Repeat exactly the lines from the line with "Recreate this image" to the line with "Chart.register(...registerables);", including both, and leave out any pictures.

## Begin Material for the task

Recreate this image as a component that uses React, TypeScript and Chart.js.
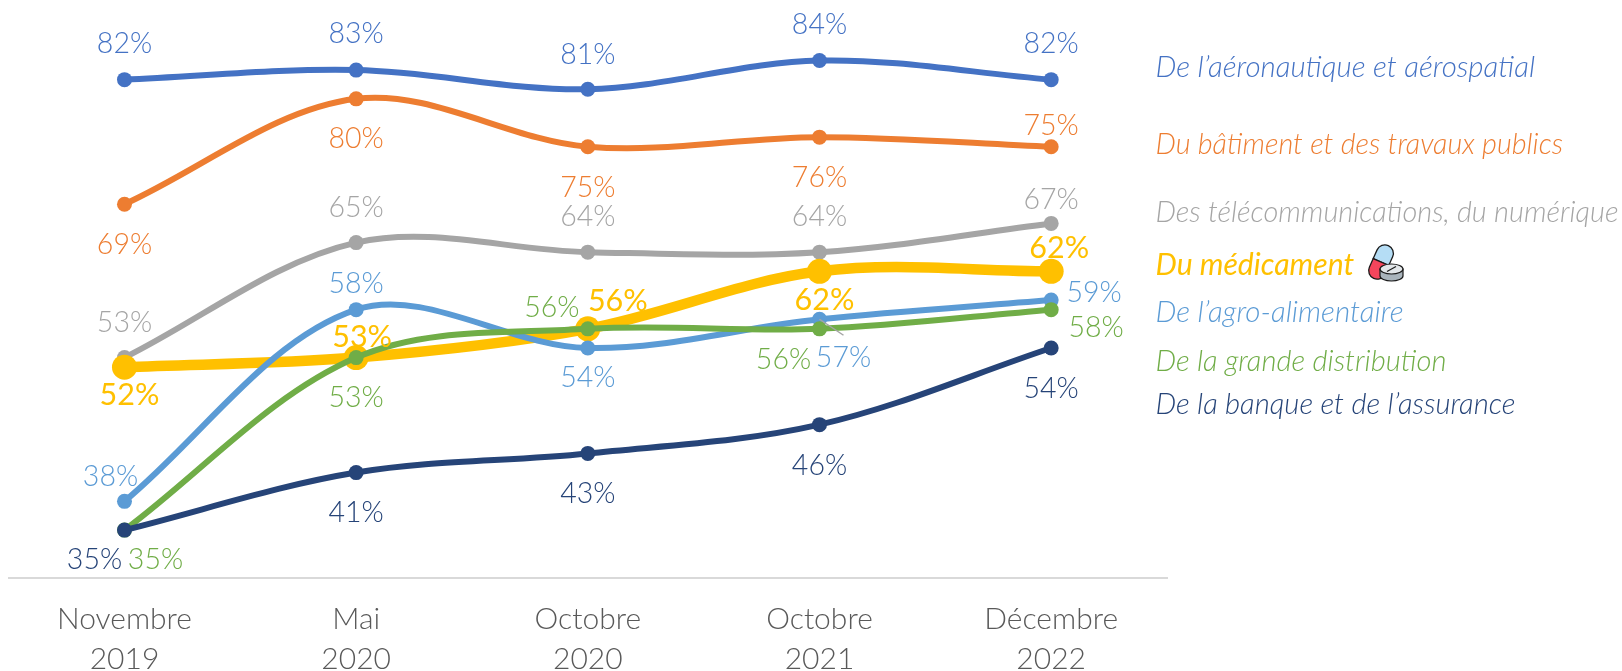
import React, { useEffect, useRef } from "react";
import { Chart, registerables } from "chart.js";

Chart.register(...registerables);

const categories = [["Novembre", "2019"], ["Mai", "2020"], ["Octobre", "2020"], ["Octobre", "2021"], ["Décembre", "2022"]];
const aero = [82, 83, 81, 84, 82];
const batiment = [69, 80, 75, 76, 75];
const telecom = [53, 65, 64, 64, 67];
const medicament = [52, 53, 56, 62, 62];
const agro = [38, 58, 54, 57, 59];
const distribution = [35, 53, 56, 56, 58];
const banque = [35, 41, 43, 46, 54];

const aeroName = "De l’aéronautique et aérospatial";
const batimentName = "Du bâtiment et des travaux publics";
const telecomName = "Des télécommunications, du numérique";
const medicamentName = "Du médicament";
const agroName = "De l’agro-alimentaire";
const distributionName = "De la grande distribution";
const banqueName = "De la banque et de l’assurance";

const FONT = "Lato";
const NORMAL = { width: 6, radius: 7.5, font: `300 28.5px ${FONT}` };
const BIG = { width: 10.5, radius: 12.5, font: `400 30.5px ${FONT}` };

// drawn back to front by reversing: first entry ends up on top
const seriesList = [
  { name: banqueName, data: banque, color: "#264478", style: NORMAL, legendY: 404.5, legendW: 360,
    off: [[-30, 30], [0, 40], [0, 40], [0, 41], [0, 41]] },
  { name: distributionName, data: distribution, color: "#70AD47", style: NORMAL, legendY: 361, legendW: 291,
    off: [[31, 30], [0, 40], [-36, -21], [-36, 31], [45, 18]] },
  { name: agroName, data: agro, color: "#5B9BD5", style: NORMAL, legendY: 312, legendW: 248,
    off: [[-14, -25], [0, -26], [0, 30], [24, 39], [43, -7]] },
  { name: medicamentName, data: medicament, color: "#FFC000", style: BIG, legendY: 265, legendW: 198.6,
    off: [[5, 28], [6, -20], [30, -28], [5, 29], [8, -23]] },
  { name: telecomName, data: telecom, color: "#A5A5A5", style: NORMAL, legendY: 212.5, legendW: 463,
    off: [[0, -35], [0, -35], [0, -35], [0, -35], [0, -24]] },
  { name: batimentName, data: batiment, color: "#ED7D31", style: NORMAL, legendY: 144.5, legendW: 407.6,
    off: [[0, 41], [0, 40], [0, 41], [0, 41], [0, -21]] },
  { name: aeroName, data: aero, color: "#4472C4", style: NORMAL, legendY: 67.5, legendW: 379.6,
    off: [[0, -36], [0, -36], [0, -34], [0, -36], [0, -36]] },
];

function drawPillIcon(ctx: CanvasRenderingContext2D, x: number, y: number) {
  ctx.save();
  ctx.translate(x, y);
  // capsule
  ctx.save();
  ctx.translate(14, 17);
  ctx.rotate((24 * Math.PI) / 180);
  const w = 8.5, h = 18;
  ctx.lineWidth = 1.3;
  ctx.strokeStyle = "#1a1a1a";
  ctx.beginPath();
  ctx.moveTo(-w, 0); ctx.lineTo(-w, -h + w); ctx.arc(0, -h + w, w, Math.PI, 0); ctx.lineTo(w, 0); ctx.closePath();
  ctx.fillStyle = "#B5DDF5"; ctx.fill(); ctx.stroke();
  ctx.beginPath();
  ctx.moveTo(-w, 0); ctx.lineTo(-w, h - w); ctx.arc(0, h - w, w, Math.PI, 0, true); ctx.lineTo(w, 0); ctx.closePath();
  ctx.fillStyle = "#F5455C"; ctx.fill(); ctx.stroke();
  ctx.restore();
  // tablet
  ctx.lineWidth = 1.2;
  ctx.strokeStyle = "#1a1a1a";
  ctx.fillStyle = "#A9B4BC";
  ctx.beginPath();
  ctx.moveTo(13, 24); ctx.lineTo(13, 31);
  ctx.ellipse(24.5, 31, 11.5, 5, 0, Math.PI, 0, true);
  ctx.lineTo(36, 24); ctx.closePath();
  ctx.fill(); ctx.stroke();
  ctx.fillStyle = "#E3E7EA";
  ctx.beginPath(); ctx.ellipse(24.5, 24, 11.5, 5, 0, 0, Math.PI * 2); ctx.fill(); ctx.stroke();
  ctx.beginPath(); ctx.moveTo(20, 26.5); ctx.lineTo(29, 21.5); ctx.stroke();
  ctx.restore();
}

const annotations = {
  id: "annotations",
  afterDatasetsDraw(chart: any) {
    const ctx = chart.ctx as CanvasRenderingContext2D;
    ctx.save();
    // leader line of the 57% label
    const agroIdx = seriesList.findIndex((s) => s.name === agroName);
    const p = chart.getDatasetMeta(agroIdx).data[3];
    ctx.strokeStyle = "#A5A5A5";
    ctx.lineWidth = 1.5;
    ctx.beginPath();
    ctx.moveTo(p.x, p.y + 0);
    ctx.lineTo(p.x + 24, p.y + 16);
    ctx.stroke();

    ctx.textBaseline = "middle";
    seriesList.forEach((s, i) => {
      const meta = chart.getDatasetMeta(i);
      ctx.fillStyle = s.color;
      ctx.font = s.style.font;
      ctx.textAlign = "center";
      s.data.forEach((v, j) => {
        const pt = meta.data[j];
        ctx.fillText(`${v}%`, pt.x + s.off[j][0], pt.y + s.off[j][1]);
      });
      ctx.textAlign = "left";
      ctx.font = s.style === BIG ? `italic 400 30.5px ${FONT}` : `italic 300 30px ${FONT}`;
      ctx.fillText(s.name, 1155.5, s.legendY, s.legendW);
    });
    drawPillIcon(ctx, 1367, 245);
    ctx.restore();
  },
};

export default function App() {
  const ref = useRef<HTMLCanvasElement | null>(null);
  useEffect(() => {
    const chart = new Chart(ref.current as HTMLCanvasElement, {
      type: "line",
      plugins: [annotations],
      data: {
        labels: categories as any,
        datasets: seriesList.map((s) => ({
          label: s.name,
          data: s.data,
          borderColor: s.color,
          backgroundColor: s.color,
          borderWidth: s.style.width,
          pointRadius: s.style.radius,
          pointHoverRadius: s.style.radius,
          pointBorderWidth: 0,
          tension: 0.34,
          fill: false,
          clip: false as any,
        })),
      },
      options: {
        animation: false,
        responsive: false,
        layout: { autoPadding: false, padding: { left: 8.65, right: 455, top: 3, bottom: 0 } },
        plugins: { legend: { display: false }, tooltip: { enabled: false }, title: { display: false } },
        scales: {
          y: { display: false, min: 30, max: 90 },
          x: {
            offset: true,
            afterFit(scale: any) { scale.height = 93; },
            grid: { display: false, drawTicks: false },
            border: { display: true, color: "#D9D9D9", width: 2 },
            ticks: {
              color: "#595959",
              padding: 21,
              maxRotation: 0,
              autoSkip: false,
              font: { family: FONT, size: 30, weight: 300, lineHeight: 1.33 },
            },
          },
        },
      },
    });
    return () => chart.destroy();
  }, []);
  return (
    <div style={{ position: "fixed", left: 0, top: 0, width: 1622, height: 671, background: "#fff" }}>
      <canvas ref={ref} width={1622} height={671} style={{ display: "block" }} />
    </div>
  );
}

## End Material for the task
## Begin Material for the task

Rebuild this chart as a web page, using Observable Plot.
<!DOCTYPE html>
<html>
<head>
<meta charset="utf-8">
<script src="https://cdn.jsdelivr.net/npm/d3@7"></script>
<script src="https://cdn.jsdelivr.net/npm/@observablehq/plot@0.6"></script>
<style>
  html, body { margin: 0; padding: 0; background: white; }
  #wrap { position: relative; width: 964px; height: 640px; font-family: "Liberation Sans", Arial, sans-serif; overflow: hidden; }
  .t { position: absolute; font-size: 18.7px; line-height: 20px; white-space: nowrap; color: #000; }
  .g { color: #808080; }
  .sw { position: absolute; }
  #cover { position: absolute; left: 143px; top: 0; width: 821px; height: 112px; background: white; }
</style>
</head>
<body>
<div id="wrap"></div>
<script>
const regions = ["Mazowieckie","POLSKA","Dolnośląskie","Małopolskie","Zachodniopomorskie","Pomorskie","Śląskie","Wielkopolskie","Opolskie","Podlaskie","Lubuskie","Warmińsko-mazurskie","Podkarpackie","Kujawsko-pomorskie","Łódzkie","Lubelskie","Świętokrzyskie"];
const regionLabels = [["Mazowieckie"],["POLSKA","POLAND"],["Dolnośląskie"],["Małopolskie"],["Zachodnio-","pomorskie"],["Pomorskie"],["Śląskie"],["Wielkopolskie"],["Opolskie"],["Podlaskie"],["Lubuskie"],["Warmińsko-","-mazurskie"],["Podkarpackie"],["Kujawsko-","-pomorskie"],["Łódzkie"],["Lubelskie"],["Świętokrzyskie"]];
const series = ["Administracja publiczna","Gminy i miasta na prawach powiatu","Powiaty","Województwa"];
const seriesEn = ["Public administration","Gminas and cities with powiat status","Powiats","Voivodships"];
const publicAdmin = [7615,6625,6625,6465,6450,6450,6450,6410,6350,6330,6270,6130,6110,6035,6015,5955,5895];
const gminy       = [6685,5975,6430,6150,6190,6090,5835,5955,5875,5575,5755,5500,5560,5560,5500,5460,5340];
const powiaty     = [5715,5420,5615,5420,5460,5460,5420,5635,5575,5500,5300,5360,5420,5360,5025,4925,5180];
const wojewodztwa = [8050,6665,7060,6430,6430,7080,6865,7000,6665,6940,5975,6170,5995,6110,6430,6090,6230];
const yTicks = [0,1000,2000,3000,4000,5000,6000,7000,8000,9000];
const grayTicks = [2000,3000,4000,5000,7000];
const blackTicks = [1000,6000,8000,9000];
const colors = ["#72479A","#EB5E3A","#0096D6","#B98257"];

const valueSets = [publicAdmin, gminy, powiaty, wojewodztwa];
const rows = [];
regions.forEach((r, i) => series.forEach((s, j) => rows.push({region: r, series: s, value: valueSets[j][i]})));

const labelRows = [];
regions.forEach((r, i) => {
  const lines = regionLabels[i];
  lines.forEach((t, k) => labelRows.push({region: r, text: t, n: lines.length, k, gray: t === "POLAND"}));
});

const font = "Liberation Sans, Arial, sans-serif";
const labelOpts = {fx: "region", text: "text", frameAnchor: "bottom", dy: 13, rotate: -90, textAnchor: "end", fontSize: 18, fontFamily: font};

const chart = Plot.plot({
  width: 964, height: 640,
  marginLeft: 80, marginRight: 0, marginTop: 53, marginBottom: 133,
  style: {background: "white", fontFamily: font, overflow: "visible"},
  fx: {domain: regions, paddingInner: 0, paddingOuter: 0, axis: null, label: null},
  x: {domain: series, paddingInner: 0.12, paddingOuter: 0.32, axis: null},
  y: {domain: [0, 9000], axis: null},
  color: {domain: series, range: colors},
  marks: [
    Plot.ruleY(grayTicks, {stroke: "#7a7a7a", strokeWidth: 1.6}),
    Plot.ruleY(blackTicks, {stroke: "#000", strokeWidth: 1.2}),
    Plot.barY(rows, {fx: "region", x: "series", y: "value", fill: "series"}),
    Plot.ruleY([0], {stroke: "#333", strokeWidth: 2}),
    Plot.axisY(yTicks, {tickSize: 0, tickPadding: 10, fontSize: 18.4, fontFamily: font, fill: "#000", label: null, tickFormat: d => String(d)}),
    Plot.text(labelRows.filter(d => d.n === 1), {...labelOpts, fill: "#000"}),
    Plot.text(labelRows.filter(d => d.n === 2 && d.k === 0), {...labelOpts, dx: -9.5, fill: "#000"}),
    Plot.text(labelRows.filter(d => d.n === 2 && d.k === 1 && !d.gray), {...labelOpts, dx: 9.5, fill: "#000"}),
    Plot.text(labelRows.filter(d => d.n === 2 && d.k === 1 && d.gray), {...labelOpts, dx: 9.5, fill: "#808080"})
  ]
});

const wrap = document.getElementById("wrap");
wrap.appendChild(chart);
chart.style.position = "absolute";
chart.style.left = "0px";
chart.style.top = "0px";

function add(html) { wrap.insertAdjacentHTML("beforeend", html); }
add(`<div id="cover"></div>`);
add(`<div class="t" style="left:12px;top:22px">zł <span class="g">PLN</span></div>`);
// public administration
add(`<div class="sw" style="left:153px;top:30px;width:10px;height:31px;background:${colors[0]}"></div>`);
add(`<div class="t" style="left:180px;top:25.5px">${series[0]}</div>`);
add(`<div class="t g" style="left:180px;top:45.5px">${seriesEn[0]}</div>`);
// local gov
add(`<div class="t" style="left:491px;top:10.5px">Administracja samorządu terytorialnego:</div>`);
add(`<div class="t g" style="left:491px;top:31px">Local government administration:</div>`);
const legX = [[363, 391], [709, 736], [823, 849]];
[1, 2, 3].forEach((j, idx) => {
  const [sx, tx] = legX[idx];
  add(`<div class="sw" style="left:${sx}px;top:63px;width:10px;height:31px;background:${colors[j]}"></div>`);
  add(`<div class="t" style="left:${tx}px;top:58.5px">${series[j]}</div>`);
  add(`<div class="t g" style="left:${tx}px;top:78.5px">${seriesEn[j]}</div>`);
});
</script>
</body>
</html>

## End Material for the task

Result
Recreate this image as a component that uses React, TypeScript and Chart.js.
import React, { useEffect, useRef } from "react";
import { Chart, registerables } from "chart.js";

Chart.register(...registerables);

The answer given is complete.